A bipartisan group of senators has unveiled a compromise on stablecoin yield mechanisms that addresses a critical sticking point in the broader CLARITY Act negotiations. The agreement distinguishes between passive yield—interest earned simply by holding a stablecoin—and activity-based rewards tied to specific user actions or protocol participation. By banning the former while permitting the latter, lawmakers have attempted to thread a needle between financial stability concerns and competitive market dynamics. This represents a significant negotiating victory after months of wrangling over how digital dollar stablecoins should function within the broader financial system.
The passive yield question had become unexpectedly contentious during CLARITY Act deliberations. Regulators worried that interest-bearing stablecoins could incentivize excessive leverage or create parallel banking relationships outside traditional oversight frameworks. Consumer advocates, meanwhile, noted that banning all yield would make stablecoins less attractive as cash alternatives, potentially hindering their adoption. The compromise acknowledges both concerns by allowing rewards mechanisms tied to actual economic activity—such as transaction fees, liquidity provision, or governance participation—while eliminating purely rent-seeking yield that could distort market incentives. This distinction mirrors how traditional banks differentiate between passive deposit accounts and activity-based compensation structures.
The White House has signaled strong interest in moving the broader market structure legislation through the Senate Banking Committee by May, signaling determination to establish comprehensive digital asset regulation before the political calendar becomes even more constrained. The CLARITY Act itself represents the most serious congressional effort to date at creating a coherent regulatory framework encompassing stablecoins, custody, market surveillance, and exchange governance. The stablecoin yield compromise removes what observers identified as the final major blocking issue, though secondary concerns around stablecoin issuance limits and reserve requirements remain subjects of ongoing negotiation. Passage through committee would position the bill for potential floor consideration, though broader Senate dynamics and House coordination remain uncertain variables.

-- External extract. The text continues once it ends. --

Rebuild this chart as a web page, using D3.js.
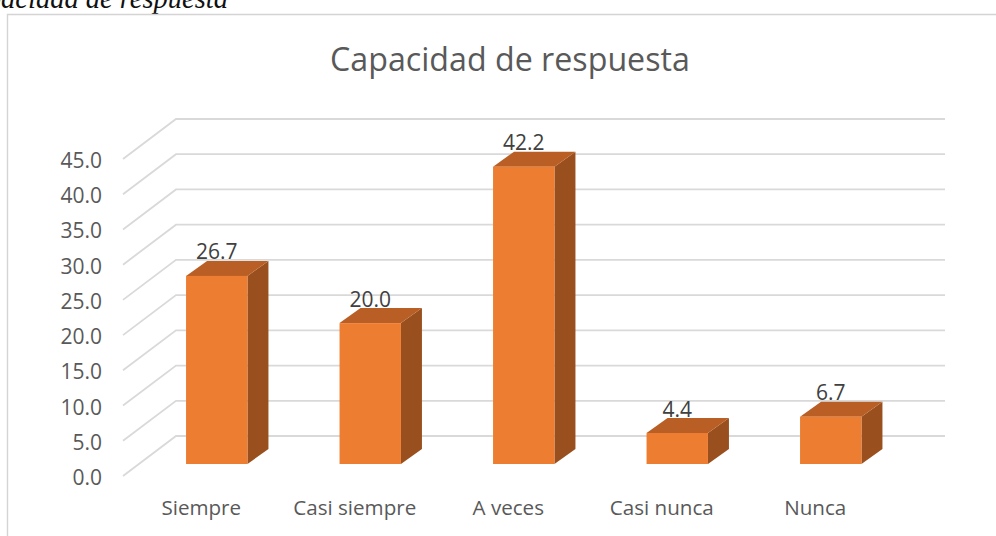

The yield compromise reflects a pragmatic regulatory approach that distinguishes between genuine economic activity and artificial incentive creation—a frame that will likely influence how authorities think about other blockchain incentive structures going forward. If the compromise holds through committee markup and beyond, it could establish a template for how Congress addresses the technical complexity inherent in digital asset regulation, separating legitimate market functions from potentially destabilizing practices.